Challenge » The lines to extract run from the first line of the material below to the line containing "from bokeh.resources import INLINE", both included; leave the pictures behind.

Given information »
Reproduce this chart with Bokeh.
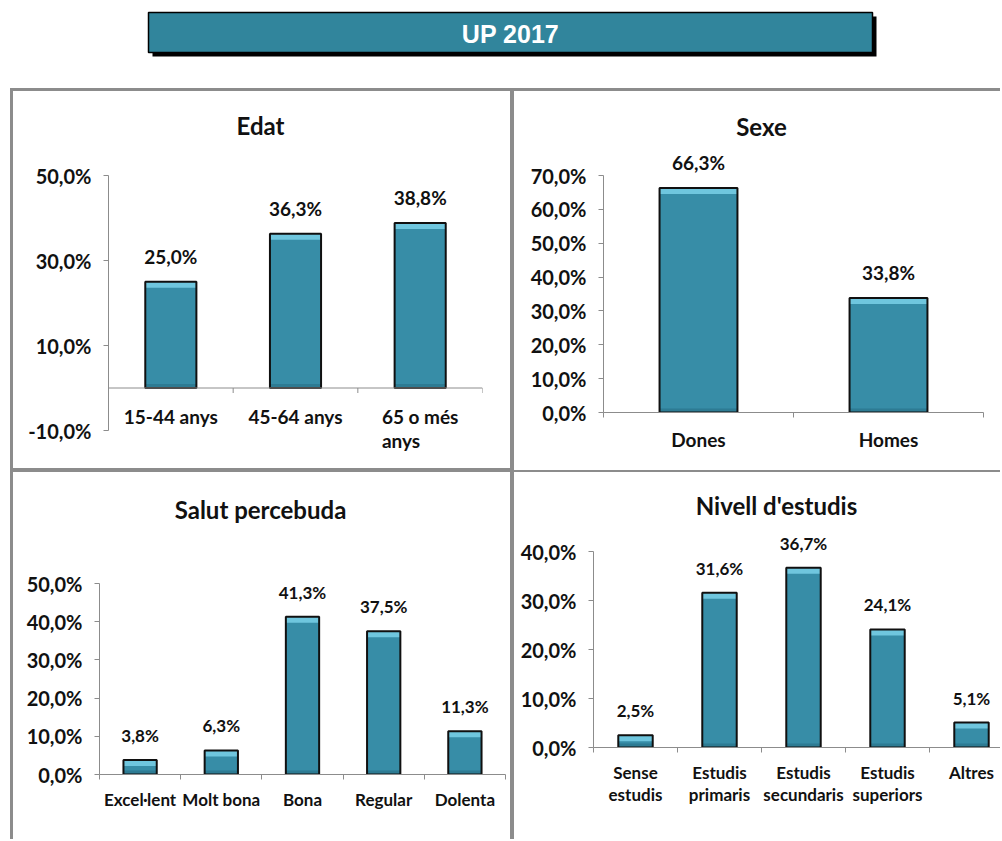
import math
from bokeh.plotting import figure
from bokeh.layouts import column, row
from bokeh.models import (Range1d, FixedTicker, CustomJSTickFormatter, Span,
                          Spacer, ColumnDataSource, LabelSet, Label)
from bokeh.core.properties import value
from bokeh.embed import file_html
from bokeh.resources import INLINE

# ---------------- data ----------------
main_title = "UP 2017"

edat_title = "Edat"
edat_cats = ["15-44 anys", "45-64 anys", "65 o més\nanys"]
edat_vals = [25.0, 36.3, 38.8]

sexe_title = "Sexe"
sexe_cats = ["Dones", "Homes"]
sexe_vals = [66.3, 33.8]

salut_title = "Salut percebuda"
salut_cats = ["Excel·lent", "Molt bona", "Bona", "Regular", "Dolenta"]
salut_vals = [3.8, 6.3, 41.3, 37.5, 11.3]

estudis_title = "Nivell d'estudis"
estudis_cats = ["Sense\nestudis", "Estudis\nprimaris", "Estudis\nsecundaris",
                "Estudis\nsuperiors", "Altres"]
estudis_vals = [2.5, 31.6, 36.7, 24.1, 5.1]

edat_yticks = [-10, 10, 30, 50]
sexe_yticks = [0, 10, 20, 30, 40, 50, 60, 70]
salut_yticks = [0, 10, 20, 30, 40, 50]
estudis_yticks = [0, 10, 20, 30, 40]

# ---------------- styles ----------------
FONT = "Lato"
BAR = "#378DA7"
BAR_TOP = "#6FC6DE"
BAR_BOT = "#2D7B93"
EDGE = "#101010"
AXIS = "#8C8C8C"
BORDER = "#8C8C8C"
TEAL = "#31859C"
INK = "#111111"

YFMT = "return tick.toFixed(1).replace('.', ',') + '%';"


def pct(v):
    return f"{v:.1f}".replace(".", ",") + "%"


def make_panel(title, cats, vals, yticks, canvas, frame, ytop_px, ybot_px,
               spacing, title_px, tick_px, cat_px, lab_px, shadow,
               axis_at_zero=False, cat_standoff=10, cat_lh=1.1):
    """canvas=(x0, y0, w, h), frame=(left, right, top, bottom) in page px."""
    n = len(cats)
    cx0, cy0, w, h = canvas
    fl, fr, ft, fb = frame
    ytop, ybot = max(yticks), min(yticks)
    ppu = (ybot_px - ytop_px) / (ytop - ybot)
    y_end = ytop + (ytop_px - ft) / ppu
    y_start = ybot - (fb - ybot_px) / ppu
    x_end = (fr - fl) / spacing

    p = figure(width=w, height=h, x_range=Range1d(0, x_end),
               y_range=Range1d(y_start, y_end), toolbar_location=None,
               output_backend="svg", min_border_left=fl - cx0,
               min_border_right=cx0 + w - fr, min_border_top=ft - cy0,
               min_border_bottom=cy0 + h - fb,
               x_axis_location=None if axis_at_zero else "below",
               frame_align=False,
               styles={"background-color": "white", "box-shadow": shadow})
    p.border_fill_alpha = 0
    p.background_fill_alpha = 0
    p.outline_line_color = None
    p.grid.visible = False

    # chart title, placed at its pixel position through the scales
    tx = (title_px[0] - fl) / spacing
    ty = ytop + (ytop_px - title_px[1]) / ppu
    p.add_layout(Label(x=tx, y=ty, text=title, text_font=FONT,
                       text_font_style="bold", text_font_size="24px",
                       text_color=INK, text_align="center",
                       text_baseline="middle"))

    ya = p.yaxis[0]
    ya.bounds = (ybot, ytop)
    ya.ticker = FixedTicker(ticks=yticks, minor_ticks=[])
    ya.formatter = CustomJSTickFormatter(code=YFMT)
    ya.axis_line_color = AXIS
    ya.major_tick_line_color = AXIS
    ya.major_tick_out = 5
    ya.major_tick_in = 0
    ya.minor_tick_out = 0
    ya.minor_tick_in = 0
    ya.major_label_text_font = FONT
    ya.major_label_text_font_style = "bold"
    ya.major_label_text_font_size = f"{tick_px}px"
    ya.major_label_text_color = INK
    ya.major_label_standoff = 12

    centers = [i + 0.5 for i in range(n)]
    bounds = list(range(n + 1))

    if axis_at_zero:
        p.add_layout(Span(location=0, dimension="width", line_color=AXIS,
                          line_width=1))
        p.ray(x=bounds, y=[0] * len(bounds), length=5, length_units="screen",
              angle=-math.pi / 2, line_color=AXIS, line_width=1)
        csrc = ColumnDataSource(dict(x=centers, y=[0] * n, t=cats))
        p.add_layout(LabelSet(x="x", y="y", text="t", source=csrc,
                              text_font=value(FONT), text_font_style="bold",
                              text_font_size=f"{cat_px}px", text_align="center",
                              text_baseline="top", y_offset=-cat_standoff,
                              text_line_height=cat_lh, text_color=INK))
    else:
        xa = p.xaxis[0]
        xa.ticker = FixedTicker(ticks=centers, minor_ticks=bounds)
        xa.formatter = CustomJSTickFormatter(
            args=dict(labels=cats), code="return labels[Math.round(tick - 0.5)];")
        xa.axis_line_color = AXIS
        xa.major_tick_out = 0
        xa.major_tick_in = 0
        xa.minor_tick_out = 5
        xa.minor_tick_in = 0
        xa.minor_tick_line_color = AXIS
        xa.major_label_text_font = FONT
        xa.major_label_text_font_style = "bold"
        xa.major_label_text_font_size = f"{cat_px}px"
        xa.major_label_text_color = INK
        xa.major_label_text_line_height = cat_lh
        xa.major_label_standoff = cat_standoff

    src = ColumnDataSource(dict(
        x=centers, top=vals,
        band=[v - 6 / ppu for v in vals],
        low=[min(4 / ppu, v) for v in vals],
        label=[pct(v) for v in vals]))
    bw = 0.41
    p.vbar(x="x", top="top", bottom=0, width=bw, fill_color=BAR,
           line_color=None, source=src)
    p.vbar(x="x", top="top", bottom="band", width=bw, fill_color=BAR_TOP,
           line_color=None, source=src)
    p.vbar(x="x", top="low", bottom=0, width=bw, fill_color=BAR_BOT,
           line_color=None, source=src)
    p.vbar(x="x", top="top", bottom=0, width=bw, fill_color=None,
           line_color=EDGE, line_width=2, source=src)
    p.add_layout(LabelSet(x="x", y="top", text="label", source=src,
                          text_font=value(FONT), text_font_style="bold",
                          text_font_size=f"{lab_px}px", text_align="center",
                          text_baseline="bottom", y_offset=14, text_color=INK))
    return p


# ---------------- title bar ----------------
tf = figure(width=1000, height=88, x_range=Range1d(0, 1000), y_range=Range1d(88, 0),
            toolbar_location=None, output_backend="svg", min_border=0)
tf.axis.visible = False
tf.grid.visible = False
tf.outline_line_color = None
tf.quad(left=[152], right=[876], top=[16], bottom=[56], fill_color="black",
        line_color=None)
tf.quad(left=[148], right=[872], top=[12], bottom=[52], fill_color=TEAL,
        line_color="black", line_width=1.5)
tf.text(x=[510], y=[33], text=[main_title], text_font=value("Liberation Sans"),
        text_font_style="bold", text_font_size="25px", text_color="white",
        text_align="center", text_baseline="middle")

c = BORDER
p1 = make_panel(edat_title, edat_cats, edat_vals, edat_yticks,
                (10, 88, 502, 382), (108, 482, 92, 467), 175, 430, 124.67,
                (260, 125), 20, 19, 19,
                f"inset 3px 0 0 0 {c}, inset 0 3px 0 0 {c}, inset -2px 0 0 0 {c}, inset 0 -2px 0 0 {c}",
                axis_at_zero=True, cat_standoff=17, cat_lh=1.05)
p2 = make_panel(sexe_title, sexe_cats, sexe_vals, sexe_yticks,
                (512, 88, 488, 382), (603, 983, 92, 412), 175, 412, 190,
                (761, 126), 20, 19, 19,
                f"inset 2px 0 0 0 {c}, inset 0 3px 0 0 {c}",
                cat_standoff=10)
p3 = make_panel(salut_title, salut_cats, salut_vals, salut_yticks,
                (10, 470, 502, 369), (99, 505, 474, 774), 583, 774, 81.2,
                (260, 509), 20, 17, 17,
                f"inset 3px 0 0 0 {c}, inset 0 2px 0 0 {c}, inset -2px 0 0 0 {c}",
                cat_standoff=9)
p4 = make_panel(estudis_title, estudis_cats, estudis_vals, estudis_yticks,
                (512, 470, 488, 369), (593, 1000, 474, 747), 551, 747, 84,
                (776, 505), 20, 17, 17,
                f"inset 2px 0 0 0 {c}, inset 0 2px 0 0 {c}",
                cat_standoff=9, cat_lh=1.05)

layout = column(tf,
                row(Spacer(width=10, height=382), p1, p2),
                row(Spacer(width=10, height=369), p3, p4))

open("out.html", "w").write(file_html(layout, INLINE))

Expected answer »
Reproduce this chart with Bokeh.
import math
from bokeh.plotting import figure
from bokeh.layouts import column, row
from bokeh.models import (Range1d, FixedTicker, CustomJSTickFormatter, Span,
                          Spacer, ColumnDataSource, LabelSet, Label)
from bokeh.core.properties import value
from bokeh.embed import file_html
from bokeh.resources import INLINE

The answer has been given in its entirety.